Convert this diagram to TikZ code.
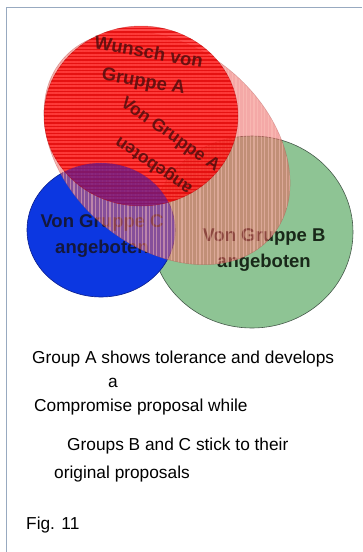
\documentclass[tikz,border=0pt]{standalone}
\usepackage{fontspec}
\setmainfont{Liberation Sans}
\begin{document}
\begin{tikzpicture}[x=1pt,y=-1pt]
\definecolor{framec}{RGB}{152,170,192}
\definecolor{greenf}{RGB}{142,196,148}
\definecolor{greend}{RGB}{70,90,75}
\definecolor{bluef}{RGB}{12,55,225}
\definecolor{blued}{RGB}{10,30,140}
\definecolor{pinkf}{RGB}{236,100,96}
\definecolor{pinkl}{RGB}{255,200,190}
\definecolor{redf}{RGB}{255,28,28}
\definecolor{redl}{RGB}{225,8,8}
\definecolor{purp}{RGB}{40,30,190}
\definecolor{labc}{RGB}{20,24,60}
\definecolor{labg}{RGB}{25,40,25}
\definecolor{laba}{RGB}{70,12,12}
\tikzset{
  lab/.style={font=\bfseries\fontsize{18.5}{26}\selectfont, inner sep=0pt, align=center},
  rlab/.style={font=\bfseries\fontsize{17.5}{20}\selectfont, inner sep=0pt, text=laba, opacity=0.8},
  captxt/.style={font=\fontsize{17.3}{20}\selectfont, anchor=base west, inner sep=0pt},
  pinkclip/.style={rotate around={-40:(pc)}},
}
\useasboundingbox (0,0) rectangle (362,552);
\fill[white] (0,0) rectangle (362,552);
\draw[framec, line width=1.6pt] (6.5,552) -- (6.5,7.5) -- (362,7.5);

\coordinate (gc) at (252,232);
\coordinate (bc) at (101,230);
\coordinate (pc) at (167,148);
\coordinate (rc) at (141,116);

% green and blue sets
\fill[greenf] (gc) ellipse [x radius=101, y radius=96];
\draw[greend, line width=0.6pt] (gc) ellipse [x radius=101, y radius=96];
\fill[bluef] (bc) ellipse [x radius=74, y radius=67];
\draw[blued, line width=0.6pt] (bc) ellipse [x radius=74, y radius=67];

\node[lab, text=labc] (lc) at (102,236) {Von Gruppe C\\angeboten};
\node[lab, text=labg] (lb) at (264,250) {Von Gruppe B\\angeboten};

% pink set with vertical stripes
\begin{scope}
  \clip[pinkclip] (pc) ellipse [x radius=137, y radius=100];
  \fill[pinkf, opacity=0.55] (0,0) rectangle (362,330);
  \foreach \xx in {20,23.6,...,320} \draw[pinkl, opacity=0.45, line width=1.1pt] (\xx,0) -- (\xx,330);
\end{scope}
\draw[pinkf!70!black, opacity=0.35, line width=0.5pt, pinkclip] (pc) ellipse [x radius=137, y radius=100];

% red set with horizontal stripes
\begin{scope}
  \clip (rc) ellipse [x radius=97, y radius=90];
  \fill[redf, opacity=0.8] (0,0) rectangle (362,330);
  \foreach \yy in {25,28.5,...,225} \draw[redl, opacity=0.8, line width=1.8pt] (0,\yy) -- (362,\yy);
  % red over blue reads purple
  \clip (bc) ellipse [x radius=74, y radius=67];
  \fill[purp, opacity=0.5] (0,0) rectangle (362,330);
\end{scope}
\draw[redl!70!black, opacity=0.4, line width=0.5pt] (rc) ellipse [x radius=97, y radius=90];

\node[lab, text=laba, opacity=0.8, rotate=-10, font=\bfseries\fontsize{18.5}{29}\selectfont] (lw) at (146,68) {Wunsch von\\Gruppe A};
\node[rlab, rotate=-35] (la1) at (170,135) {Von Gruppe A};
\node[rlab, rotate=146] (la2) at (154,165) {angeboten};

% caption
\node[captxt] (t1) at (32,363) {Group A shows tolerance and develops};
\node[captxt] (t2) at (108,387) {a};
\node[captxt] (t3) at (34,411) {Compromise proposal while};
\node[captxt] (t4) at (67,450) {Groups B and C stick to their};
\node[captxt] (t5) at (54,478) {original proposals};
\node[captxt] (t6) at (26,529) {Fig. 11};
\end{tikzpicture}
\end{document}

▸ EXERCISE INSTRUCTIONS: Transcribe the full listing character for character. Pictures are excluded.

▸ RESULT:
Convert this diagram to TikZ code.
\documentclass[tikz,border=0pt]{standalone}
\usepackage{fontspec}
\setmainfont{Liberation Sans}
\begin{document}
\begin{tikzpicture}[x=1pt,y=-1pt]
\definecolor{framec}{RGB}{152,170,192}
\definecolor{greenf}{RGB}{142,196,148}
\definecolor{greend}{RGB}{70,90,75}
\definecolor{bluef}{RGB}{12,55,225}
\definecolor{blued}{RGB}{10,30,140}
\definecolor{pinkf}{RGB}{236,100,96}
\definecolor{pinkl}{RGB}{255,200,190}
\definecolor{redf}{RGB}{255,28,28}
\definecolor{redl}{RGB}{225,8,8}
\definecolor{purp}{RGB}{40,30,190}
\definecolor{labc}{RGB}{20,24,60}
\definecolor{labg}{RGB}{25,40,25}
\definecolor{laba}{RGB}{70,12,12}
\tikzset{
  lab/.style={font=\bfseries\fontsize{18.5}{26}\selectfont, inner sep=0pt, align=center},
  rlab/.style={font=\bfseries\fontsize{17.5}{20}\selectfont, inner sep=0pt, text=laba, opacity=0.8},
  captxt/.style={font=\fontsize{17.3}{20}\selectfont, anchor=base west, inner sep=0pt},
  pinkclip/.style={rotate around={-40:(pc)}},
}
\useasboundingbox (0,0) rectangle (362,552);
\fill[white] (0,0) rectangle (362,552);
\draw[framec, line width=1.6pt] (6.5,552) -- (6.5,7.5) -- (362,7.5);

\coordinate (gc) at (252,232);
\coordinate (bc) at (101,230);
\coordinate (pc) at (167,148);
\coordinate (rc) at (141,116);

% green and blue sets
\fill[greenf] (gc) ellipse [x radius=101, y radius=96];
\draw[greend, line width=0.6pt] (gc) ellipse [x radius=101, y radius=96];
\fill[bluef] (bc) ellipse [x radius=74, y radius=67];
\draw[blued, line width=0.6pt] (bc) ellipse [x radius=74, y radius=67];

\node[lab, text=labc] (lc) at (102,236) {Von Gruppe C\\angeboten};
\node[lab, text=labg] (lb) at (264,250) {Von Gruppe B\\angeboten};

% pink set with vertical stripes
\begin{scope}
  \clip[pinkclip] (pc) ellipse [x radius=137, y radius=100];
  \fill[pinkf, opacity=0.55] (0,0) rectangle (362,330);
  \foreach \xx in {20,23.6,...,320} \draw[pinkl, opacity=0.45, line width=1.1pt] (\xx,0) -- (\xx,330);
\end{scope}
\draw[pinkf!70!black, opacity=0.35, line width=0.5pt, pinkclip] (pc) ellipse [x radius=137, y radius=100];

% red set with horizontal stripes
\begin{scope}
  \clip (rc) ellipse [x radius=97, y radius=90];
  \fill[redf, opacity=0.8] (0,0) rectangle (362,330);
  \foreach \yy in {25,28.5,...,225} \draw[redl, opacity=0.8, line width=1.8pt] (0,\yy) -- (362,\yy);
  % red over blue reads purple
  \clip (bc) ellipse [x radius=74, y radius=67];
  \fill[purp, opacity=0.5] (0,0) rectangle (362,330);
\end{scope}
\draw[redl!70!black, opacity=0.4, line width=0.5pt] (rc) ellipse [x radius=97, y radius=90];

\node[lab, text=laba, opacity=0.8, rotate=-10, font=\bfseries\fontsize{18.5}{29}\selectfont] (lw) at (146,68) {Wunsch von\\Gruppe A};
\node[rlab, rotate=-35] (la1) at (170,135) {Von Gruppe A};
\node[rlab, rotate=146] (la2) at (154,165) {angeboten};

% caption
\node[captxt] (t1) at (32,363) {Group A shows tolerance and develops};
\node[captxt] (t2) at (108,387) {a};
\node[captxt] (t3) at (34,411) {Compromise proposal while};
\node[captxt] (t4) at (67,450) {Groups B and C stick to their};
\node[captxt] (t5) at (54,478) {original proposals};
\node[captxt] (t6) at (26,529) {Fig. 11};
\end{tikzpicture}
\end{document}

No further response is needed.